Given that some mathematical statements are undecidable, is there a program, the "decidability program," that can tell whether any mathematical statement is decidable, even without deciding whether it is true or false? As you might have guessed from the tone of this article, the answer is again no. If you have a decidability program, you can take any program and ask whether it halts. Then apply the decidability program to this question. If the question is decidable, a search of all proofs will prove it or disprove it. If the question is undecidable, then the program never halts; otherwise, you could prove that it halts by simply running it until it halts.
Therefore, theorem-proving programs, however successful they might be in limited areas, can never prove everything. Some things must always remain beyond their grasp.
These arguments are not rigorous in the mathematical sense because too much has been left out. A major part of Turing's and Gödel's work involved formalization of the concepts of "computation" and "proof" to the point at which their arguments would be accepted by mathematicians.
You may have already spotted one tacit assumption that does not correspond to reality. The programs are not constrained by memory limitations. If a program does have a memory limitation, then the halting problem can in theory be solved -- but only by a program with a much larger memory.
This is how it can be done. A program with a memory limitation has only a finite number of states. A debugger can single-step it, keeping track of the states it has occupied. If it occupies the same state twice before halting, it will repeat the same sequence of states indefinitely and will never stop.

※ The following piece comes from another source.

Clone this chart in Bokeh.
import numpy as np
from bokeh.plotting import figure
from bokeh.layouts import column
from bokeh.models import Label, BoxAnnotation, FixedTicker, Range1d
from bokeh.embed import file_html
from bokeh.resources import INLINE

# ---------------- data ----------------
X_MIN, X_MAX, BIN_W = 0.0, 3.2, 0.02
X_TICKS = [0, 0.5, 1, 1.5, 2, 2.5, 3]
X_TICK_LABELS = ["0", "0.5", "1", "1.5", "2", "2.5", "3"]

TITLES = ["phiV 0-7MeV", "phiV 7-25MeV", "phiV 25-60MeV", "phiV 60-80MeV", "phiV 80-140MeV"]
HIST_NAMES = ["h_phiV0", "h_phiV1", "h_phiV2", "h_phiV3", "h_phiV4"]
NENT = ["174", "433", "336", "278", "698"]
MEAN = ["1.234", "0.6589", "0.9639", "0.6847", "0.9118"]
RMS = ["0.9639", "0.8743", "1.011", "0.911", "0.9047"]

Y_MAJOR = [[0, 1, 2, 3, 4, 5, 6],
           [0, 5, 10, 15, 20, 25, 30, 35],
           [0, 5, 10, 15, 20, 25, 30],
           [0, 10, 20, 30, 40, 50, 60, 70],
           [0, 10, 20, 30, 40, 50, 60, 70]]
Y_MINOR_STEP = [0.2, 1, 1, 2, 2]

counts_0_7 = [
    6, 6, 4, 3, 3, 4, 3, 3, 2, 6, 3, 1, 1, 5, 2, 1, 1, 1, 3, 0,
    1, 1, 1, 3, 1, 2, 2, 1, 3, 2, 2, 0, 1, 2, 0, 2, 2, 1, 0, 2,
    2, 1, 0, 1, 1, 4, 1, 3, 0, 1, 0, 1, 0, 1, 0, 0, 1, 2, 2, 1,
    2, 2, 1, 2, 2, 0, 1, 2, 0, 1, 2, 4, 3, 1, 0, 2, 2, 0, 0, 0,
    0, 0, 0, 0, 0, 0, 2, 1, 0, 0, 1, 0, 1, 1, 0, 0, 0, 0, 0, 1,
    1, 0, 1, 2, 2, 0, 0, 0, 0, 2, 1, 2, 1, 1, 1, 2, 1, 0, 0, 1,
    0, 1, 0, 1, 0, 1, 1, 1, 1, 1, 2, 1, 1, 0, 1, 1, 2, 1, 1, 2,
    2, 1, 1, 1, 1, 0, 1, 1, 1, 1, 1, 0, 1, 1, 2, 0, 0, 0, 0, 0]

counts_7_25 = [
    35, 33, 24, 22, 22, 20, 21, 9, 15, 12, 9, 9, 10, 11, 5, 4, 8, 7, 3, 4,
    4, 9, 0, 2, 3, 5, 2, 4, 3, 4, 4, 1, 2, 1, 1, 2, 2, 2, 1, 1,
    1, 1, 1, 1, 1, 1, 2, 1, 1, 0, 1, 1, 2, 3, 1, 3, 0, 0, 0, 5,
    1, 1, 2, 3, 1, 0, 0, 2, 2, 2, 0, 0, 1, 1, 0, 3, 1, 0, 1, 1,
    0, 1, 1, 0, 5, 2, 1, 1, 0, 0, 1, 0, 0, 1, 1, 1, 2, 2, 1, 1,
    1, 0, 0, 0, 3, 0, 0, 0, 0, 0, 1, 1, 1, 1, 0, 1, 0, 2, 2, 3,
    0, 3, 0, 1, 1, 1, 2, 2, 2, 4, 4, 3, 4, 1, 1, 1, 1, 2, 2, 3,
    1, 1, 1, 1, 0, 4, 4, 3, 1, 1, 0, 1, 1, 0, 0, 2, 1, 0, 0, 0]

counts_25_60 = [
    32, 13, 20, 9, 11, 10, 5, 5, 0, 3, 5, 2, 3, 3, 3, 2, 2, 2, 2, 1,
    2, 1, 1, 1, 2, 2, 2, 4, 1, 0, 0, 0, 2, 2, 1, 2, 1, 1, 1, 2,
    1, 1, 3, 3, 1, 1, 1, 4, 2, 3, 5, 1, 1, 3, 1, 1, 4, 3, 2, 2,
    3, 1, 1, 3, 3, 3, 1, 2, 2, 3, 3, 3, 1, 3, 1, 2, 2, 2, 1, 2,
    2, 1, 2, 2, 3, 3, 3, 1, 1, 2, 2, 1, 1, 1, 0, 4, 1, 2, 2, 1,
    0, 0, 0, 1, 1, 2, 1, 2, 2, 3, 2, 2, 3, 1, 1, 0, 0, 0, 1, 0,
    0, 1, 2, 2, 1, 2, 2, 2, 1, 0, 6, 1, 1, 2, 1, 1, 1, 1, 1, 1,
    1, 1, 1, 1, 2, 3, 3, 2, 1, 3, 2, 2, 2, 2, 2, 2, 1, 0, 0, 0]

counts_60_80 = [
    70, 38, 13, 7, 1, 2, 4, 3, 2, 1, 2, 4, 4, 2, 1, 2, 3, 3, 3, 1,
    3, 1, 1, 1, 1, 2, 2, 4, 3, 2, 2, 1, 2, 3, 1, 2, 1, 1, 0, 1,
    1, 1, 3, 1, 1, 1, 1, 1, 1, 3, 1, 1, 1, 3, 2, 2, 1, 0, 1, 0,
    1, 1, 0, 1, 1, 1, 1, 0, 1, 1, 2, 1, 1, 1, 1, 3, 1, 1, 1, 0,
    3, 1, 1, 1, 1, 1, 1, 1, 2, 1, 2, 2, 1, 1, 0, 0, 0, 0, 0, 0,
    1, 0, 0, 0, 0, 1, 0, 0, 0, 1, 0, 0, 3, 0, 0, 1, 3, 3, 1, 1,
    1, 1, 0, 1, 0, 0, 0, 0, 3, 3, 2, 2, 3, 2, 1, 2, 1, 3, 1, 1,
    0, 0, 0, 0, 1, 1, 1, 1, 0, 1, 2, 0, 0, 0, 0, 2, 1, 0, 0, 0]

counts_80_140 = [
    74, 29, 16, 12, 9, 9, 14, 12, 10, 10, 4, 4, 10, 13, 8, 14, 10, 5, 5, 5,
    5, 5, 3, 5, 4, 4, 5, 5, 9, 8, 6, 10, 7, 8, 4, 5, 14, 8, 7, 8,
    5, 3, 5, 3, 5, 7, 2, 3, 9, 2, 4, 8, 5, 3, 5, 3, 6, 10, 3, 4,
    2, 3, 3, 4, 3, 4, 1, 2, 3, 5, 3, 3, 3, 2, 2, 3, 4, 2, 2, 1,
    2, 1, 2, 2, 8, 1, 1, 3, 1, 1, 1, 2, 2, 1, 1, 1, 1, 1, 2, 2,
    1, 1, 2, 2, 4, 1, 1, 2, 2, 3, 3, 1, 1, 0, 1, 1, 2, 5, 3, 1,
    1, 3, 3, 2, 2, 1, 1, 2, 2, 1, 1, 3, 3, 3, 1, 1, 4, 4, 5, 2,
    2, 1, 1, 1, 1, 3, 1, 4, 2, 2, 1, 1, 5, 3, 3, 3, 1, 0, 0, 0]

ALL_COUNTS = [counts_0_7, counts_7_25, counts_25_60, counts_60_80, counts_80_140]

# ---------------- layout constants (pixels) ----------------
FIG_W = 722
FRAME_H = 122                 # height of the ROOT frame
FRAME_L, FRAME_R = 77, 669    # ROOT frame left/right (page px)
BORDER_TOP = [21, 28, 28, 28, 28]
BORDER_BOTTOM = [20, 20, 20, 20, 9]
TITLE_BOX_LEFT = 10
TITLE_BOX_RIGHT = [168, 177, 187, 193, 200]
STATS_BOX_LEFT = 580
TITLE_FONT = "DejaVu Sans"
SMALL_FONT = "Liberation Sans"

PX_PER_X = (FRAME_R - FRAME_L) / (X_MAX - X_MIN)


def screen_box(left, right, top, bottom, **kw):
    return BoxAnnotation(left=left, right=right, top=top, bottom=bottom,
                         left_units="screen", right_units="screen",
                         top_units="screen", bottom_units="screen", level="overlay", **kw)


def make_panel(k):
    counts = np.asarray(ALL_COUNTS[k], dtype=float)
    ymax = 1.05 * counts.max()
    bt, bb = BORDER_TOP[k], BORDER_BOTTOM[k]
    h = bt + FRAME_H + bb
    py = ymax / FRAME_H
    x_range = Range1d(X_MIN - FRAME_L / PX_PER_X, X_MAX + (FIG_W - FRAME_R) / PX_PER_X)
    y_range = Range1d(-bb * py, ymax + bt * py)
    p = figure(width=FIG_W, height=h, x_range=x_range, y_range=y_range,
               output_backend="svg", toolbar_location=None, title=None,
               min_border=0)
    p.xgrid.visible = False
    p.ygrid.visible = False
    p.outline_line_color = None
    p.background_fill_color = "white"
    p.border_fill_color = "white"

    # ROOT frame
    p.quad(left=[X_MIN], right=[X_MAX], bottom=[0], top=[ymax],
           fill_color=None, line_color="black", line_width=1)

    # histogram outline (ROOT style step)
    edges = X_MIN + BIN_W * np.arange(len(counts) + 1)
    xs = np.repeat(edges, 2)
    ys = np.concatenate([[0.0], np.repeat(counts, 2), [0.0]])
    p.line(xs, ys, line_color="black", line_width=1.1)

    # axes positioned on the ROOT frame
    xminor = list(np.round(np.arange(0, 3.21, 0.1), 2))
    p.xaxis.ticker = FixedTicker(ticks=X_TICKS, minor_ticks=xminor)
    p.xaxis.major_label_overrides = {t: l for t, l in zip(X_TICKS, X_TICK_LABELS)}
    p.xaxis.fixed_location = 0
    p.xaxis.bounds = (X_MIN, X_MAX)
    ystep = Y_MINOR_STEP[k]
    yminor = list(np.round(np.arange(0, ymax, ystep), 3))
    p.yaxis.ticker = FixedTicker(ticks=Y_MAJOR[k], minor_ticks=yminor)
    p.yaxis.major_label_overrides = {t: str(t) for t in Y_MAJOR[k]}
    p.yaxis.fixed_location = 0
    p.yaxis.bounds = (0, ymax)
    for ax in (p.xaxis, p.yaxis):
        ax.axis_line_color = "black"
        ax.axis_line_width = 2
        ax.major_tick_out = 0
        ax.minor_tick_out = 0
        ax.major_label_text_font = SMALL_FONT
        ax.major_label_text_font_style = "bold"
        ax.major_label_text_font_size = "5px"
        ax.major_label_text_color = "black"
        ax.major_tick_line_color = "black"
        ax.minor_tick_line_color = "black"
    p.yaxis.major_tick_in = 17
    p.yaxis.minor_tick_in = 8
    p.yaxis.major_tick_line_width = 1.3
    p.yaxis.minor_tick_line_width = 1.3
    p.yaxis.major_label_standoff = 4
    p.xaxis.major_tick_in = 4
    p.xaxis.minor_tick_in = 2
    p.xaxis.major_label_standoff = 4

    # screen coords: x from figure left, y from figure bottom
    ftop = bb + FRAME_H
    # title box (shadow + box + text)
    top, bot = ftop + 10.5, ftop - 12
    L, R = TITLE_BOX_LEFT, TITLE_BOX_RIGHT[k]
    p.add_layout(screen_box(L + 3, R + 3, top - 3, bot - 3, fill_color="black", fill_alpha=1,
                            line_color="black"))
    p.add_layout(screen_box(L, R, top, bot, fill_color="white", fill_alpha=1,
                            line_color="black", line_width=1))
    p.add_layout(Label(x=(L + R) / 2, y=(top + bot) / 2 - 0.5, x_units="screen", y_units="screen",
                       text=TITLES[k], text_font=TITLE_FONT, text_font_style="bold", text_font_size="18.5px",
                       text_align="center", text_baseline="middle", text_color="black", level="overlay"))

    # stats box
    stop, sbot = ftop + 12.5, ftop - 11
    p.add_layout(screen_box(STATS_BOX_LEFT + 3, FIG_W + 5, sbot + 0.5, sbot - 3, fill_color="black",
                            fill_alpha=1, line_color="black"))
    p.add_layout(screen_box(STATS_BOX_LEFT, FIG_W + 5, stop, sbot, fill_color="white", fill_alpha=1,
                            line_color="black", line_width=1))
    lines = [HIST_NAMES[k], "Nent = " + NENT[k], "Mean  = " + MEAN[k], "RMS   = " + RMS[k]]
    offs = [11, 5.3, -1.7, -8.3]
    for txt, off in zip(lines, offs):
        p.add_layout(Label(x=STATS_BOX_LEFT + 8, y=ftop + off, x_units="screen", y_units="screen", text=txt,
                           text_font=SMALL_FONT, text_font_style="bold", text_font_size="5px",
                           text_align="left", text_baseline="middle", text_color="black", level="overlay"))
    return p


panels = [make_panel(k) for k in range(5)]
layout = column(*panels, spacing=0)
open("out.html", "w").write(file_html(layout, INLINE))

To do this, the debugger needs enough memory to keep track of which states the program has occupied. Only one bit is required for each possible state, but the number of possible states for even a simple program is truly mind-boggling. Every combination of bits in the memory is a different state. Hence a program with only 1,024 bytes of memory has at least 2^{(1024 x 8)} states due to memory configuration alone, to say nothing of flags and registers. This number of flip-flops would not fit into the entire known universe. It can therefore be said that the halting problem has no solution even in this case.

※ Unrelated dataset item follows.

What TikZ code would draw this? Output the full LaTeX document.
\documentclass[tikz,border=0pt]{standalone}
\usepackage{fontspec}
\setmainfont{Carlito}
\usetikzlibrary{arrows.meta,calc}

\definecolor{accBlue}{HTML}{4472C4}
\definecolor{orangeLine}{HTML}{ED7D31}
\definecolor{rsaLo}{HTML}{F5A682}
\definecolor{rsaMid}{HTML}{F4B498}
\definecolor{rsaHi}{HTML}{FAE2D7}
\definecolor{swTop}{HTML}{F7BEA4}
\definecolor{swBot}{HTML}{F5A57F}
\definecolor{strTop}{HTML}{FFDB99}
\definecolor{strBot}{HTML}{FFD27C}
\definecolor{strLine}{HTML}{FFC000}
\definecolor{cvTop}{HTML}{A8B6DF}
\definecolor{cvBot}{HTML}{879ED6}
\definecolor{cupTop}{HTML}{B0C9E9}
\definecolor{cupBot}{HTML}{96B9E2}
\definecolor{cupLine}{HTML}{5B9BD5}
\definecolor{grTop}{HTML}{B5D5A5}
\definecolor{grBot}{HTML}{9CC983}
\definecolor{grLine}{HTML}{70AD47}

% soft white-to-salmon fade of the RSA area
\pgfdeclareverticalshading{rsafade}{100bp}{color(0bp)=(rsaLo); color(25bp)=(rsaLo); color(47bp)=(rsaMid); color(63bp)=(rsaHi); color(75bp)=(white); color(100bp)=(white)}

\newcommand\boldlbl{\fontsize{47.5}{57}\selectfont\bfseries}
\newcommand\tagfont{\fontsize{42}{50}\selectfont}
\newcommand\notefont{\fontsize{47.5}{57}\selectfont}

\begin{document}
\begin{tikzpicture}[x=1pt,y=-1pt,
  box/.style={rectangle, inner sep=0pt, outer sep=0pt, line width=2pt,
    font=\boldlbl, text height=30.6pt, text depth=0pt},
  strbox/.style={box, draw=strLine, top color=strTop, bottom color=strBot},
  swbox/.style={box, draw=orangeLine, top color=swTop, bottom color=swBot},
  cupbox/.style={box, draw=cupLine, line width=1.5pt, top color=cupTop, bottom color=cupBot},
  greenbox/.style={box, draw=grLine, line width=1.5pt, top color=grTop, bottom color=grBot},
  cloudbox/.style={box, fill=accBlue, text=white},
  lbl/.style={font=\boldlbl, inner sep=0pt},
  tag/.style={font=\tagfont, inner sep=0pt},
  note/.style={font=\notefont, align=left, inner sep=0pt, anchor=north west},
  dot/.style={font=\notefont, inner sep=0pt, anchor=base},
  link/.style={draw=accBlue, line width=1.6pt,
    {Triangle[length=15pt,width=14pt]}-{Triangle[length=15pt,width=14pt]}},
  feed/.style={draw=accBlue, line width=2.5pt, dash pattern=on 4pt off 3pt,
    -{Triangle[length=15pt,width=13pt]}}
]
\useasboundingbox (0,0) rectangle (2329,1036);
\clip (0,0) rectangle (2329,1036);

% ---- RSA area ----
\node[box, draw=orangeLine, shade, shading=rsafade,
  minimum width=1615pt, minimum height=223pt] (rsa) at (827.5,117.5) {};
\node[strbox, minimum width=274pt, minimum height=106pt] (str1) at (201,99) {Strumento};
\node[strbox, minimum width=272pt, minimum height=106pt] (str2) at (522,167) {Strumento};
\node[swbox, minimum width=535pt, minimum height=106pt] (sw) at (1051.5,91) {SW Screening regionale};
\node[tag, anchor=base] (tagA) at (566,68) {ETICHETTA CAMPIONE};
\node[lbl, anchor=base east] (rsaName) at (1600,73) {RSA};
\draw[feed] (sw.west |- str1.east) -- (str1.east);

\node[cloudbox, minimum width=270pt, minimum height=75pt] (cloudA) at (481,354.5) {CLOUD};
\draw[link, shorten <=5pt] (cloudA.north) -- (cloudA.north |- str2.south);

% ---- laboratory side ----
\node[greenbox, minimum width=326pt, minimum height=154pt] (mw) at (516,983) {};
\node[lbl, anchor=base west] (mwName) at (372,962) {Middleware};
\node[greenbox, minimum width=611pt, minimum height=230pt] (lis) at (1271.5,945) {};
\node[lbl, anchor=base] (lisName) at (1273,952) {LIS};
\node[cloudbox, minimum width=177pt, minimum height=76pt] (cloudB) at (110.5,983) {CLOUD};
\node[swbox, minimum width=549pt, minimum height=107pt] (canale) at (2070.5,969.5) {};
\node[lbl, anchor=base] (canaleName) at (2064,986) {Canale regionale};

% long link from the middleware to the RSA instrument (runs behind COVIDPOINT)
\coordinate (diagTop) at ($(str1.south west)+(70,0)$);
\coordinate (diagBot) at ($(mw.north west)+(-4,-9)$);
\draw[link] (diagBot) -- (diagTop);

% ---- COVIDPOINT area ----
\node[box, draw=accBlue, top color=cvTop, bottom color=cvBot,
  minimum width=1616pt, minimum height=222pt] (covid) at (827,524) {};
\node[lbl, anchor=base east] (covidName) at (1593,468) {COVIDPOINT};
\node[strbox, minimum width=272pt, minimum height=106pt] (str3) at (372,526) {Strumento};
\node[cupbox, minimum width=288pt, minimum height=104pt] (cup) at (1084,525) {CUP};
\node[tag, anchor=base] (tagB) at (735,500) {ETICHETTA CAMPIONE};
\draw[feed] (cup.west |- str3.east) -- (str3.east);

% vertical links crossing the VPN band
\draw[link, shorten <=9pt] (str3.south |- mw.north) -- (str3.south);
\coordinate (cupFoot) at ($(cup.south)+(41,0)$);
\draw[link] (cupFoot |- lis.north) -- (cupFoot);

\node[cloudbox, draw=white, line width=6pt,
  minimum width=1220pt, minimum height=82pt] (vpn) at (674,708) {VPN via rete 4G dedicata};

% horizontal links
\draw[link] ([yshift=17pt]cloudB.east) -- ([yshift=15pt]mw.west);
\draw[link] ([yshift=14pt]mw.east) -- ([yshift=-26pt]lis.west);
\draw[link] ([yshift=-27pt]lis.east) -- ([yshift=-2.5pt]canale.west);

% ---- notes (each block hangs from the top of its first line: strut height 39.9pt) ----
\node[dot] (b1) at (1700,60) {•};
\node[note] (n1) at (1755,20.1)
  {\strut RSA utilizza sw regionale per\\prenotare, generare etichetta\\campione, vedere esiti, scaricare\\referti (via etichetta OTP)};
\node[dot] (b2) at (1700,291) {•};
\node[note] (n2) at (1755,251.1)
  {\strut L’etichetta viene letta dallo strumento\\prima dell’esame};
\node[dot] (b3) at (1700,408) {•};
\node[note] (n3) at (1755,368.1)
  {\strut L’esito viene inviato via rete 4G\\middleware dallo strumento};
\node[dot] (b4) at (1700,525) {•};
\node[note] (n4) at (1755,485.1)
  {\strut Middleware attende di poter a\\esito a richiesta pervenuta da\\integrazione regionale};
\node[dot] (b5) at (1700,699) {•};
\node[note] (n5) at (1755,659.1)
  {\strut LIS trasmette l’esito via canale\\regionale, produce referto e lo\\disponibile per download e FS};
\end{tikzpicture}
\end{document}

It should be clear, then, that there are definitely some limits to what artificial intelligence can accomplish and that mathematicians' and programmers' jobs can never be completely automated. (This is a great comfort to me because I am a mathematician and programmer.
Only perfect solutions are impossible, however. It can still be argued, and it is argued by some, that artificial intelligence programs will eventually be able to solve every problem that the human mind can solve, with at least the same success rate. And if the only requirement is practical solutions, not perfect solutions, then many interesting but theoretically unsolvable problems can be solved.